Um defeito que se pode apontar é que o filme “planta” bastantes ideias que apontam para um desenvolvimento mais profundo que, no fundo, não acontece. Somos introduzidos a vários símbolos e camadas, que no fim de contas, não acumulam para um significado maior. Há, por exemplo, a certa altura um flashback que se estende por demasiado tempo dado que a sua relevância é pouca quando se olha para o panorama geral (ainda que a cena seja em si bem construída, salvo um elemento demasiado digital para o meu gosto). De facto, muitos dos temas levantados ficam simplesmente a marinar, sem um propósito claro. Nope é acerca de muitas coisas, mas não chega a dizer muito acerca delas.
Poder-se-ia dizer, assim, que o filme não cumpre o que promete. A razão que impede que isto seja um grande problema encontra-se no terceiro ato, quando o filme, revelando as verdadeiras ambições, escolhe, inequivocamente, o espetáculo em vez da profundidade temática. As questões filosóficas são postas de lado, dando lugar a uma narrativa ágil, semelhante a um clássico de ação/aventura de, quem havia de ser, Spielberg. É certo que a passagem de uma coisa para a outra é um pouco brusca, mas em geral, é um salto acertado (mesmo que os últimos 30 minutos se arrastem um pouco). E nesse momento, Peele, indubitavelmente, entrega o que promete. Se é ao custo de alguma complexidade temática extra, a que estamos acostumados com ele? Sim, mas diria que é uma troca em que saímos a ganhar, para bem ou mal.

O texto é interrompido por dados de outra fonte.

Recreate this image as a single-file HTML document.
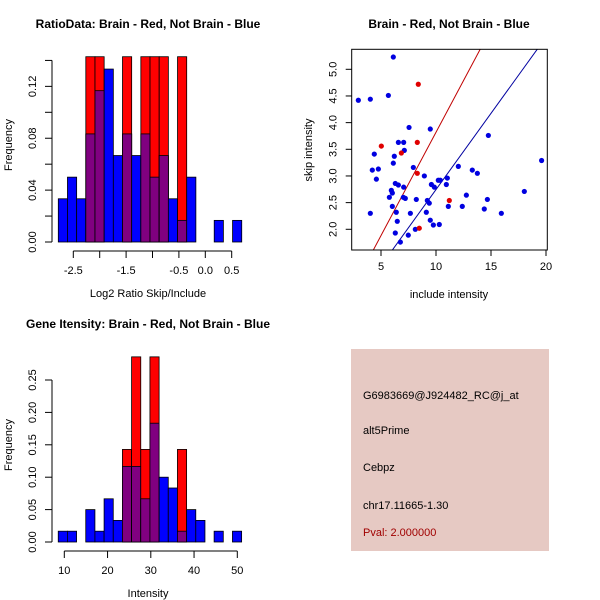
<!DOCTYPE html>
<html><head><meta charset="utf-8"><style>
body{margin:0;background:#fff}
svg{display:block;font-family:"Liberation Sans",sans-serif}
</style></head><body>
<svg id="c" width="600" height="600" xmlns="http://www.w3.org/2000/svg">
<rect width="600" height="600" fill="#fff"/>
<rect x="351" y="349" width="198" height="202" fill="#e6c9c3"/>
<g font-size="11">
<text x="363" y="399">G6983669@J924482_RC@j_at</text>
<text x="363" y="434">alt5Prime</text>
<text x="363" y="471">Cebpz</text>
<text x="363" y="509">chr17.11665-1.30</text>
<text x="363" y="536" fill="#a00000">Pval: 2.000000</text>
</g>
</svg>
<script>
// Histogram 1 data
const h1Blue=[2/60,3/60,2/60,5/60,7/60,8/60,4/60,5/60,4/60,5/60,3/60,4/60,2/60,1/60,3/60,0,0,1/60,0,1/60];
const h1Red=[0,0,0,1/7,1/7,0,0,1/7,0,1/7,1/7,1/7,0,1/7,0,0,0,0,0,0];
const h1Start=-2.784, h1Width=0.1737;
const h1XTicks=[-2.5,-2,-1.5,-1,-0.5,0,0.5];
const h1XLabels=["-2.5","","-1.5","","-0.5","0.0","0.5"];
const h1YTicks=[0,0.02,0.04,0.06,0.08,0.10,0.12,0.14];
const h1YLabels=["0.00","","0.04","","0.08","","0.12",""];
// Histogram 2 data
const h2Blue=[1/60,1/60,0,3/60,1/60,4/60,2/60,7/60,7/60,4/60,11/60,6/60,5/60,1/60,3/60,2/60,0,1/60,0,1/60];
const h2Red=[0,0,0,0,0,0,0,1/7,2/7,1/7,2/7,0,0,1/7,0,0,0,0,0,0];
const h2Start=8.6, h2Width=2.12;
const h2XTicks=[10,20,30,40,50];
const h2YTicks=[0,0.05,0.10,0.15,0.20,0.25];
const h2YLabels=["0.00","0.05","0.10","0.15","0.20","0.25"];
// Scatter data
const blueX=[6.12,2.94,4.03,5.67,7.55,9.48,14.76,6.58,7.06,7.12,4.39,6.21,19.6,6.12,4.21,4.76,7.94,12.03,13.3,13.76,4.58,8.94,10.21,10.39,11.03,6.30,6.58,7.06,9.58,9.85,10.94,5.94,6.03,5.76,7.03,7.21,8.21,12.76,18.03,14.67,9.21,9.39,6.03,11.12,12.39,14.39,4.03,6.39,7.67,9.12,15.94,6.48,9.48,9.76,10.3,8.12,6.3,7.48,6.76];
const blueY=[5.23,4.42,4.44,4.51,3.91,3.88,3.76,3.63,3.63,3.48,3.41,3.37,3.29,3.24,3.11,3.13,3.16,3.18,3.11,3.05,2.94,3.0,2.92,2.92,2.96,2.86,2.83,2.79,2.84,2.79,2.84,2.73,2.68,2.6,2.6,2.58,2.56,2.64,2.71,2.56,2.54,2.49,2.43,2.43,2.43,2.38,2.3,2.32,2.3,2.32,2.3,2.15,2.17,2.08,2.09,2.0,1.93,1.89,1.76];
const redX=[8.39,5.03,8.30,6.85,8.30,11.21,8.48];
const redY=[4.72,3.56,3.63,3.43,3.05,2.54,2.02];
const redFit=[-0.056,0.3875]; // intercept, slope
const blueFit=[-0.113,0.2858];
const sXTicks=[5,10,15,20];
const sYTicks=[2.0,2.5,3.0,3.5,4.0,4.5,5.0];

const NS="http://www.w3.org/2000/svg";
const svg=document.getElementById('c');
function mk(tag,attrs,parent){const e=document.createElementNS(NS,tag);for(const k in attrs)e.setAttribute(k,attrs[k]);(parent||svg).appendChild(e);return e;}
function txt(s,attrs,parent){const e=mk('text',attrs,parent);e.textContent=s;return e;}

function hist(o){
  const g=mk('g',{});
  
  
  const X=v=>o.x0+(v-o.xv0)*o.xs, Y=v=>o.y0-v*o.ys;
  for(let i=0;i<o.blue.length;i++){
    const a=X(o.start+i*o.w), b=X(o.start+(i+1)*o.w);
    const bl=o.blue[i], rd=o.red[i];
    if(bl>0){const r=mk('rect',{x:a,y:Y(bl),width:b-a,height:Y(0)-Y(bl),fill:'#0000ff',stroke:'#000','stroke-width':0.8},g);
      }
    if(rd>0){const r=mk('rect',{x:a,y:Y(rd),width:b-a,height:Y(0)-Y(rd),fill:'#ff0000',stroke:'#000','stroke-width':0.8},g);
      }
    const m=Math.min(bl,rd);
    if(m>0){const r=mk('rect',{x:a,y:Y(m),width:b-a,height:Y(0)-Y(m),fill:'#800080',stroke:'#000','stroke-width':0.8},g);
      }
  }
  const ax=mk('g',{stroke:'#000','stroke-width':1},g);
  
  const xa=X(o.xt[0]), xb=X(o.xt[o.xt.length-1]);
  mk('line',{x1:xa,x2:xb,y1:o.xAxisY,y2:o.xAxisY},ax);
  o.xt.forEach((t,i)=>{mk('line',{x1:X(t),x2:X(t),y1:o.xAxisY,y2:o.xAxisY+7},ax);
    const l=o.xl?o.xl[i]:String(t); if(l){const e=txt(l,{x:X(t),y:o.xAxisY+23,'text-anchor':'middle','font-size':11,stroke:'none'},g);
      }});
  const ay=mk('g',{stroke:'#000','stroke-width':1},g);
  
  mk('line',{x1:o.yAxisX,x2:o.yAxisX,y1:Y(o.yt[0]),y2:Y(o.yt[o.yt.length-1])},ay);
  o.yt.forEach((t,i)=>{mk('line',{x1:o.yAxisX,x2:o.yAxisX-7,y1:Y(t),y2:Y(t)},ay);
    const l=o.yl[i]; if(l){const px=o.yAxisX-16, py=Y(t);
      const e=txt(l,{x:px,y:py,'text-anchor':'middle','font-size':11,transform:`rotate(-90 ${px} ${py})`},g);
      }});
  const t=txt(o.title,{x:148,y:o.titleY,'text-anchor':'middle','font-size':12,'font-weight':'bold'},g);
  
  const xl=txt(o.xlab,{x:148,y:o.xlabY,'text-anchor':'middle','font-size':11},g);
  
  const cy=(o.y0+o.titleY+20)/2;
  const yl=txt('Frequency',{x:12,y:cy,'text-anchor':'middle','font-size':11,transform:`rotate(-90 12 ${cy})`},g);
  
}
hist({name:'ratio-histogram',blue:h1Blue,red:h1Red,start:h1Start,w:h1Width,x0:73.3,xv0:-2.5,xs:52.8,y0:242,ys:1297,
  xt:h1XTicks,xl:h1XLabels,yt:h1YTicks,yl:h1YLabels,xAxisY:251,yAxisX:52,title:'RatioData: Brain - Red, Not Brain - Blue',titleY:28,xlab:'Log2 Ratio Skip/Include',xlabY:297});
hist({name:'intensity-histogram',blue:h2Blue,red:h2Red,start:h2Start,w:h2Width,x0:64.3,xv0:10,xs:4.325,y0:542,ys:648,
  xt:h2XTicks,yt:h2YTicks,yl:h2YLabels,xAxisY:551,yAxisX:52,title:'Gene Itensity: Brain - Red, Not Brain - Blue',titleY:328,xlab:'Intensity',xlabY:597});

// Scatter
(function(){
  const L=351.7,R=547.3,T=49.3,B=250;
  const X=v=>381+(v-5)*11, Y=v=>69.3-(v-5)*53.33;
  const g=mk('g',{});
  
  
  const cp=mk('clipPath',{id:'sc'},g); mk('rect',{x:L,y:T,width:R-L,height:B-T},cp);
  const lines=mk('g',{'clip-path':'url(#sc)'},g);
  [[redFit,'#c00000','red-fit-line'],[blueFit,'#0000a0','blue-fit-line']].forEach(([f,c,n])=>{
    const x1=0,x2=25;
    const l=mk('line',{x1:X(x1),y1:Y(f[0]+f[1]*x1),x2:X(x2),y2:Y(f[0]+f[1]*x2),stroke:c,'stroke-width':1},lines);
    
  });
  blueX.forEach((x,i)=>{const p=mk('circle',{cx:X(x),cy:Y(blueY[i]),r:2.6,fill:'#0000e0'},g);
    });
  redX.forEach((x,i)=>{const p=mk('circle',{cx:X(x),cy:Y(redY[i]),r:2.6,fill:'#e00000'},g);
    });
  const box=mk('rect',{x:L,y:T,width:R-L,height:B-T,fill:'none',stroke:'#000','stroke-width':1},g);
  
  sXTicks.forEach(t=>{mk('line',{x1:X(t),x2:X(t),y1:B,y2:B+6,stroke:'#000'},g);
    const e=txt(String(t),{x:X(t),y:B+20,'text-anchor':'middle','font-size':11},g);
    });
  sYTicks.forEach(t=>{mk('line',{x1:L,x2:L-6,y1:Y(t),y2:Y(t),stroke:'#000'},g);
    const px=L-15,py=Y(t);
    const e=txt(t.toFixed(1),{x:px,y:py,'text-anchor':'middle','font-size':11,transform:`rotate(-90 ${px} ${py})`},g);
    });
  const t=txt('Brain - Red, Not Brain - Blue',{x:449,y:28,'text-anchor':'middle','font-size':12,'font-weight':'bold'},g);
  
  const xl=txt('include intensity',{x:449,y:298,'text-anchor':'middle','font-size':11},g);
  
  const yl=txt('skip intensity',{x:312,y:150,'text-anchor':'middle','font-size':11,transform:'rotate(-90 312 150)'},g);
  
})();
</script>
</body></html>
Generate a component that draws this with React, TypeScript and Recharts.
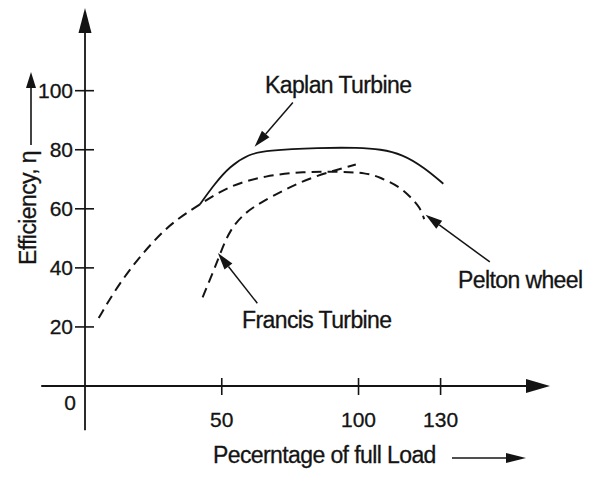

Porque o que funciona, funciona extraordinariamente bem. Nope constrói um mundo detalhado que parece vivo, com referências que vão do cinema à pop culture (a menção ao programa Saturday Night Live é deliciosa), e personagens envolventes. É capaz de fazer rir tão facilmente como de aterrorizar (uma cena particularmente aterrorizante ficará certamente gravada na memória dos espectadores, especialmente aqueles com claustrofobia). É tudo o que um blockbuster devia ser – entusiasmante, ameaçador e inacreditável. Uma abordagem fresca aos filmes de invasão alienígena, que só podia vir do novo mestre do terror (e não só).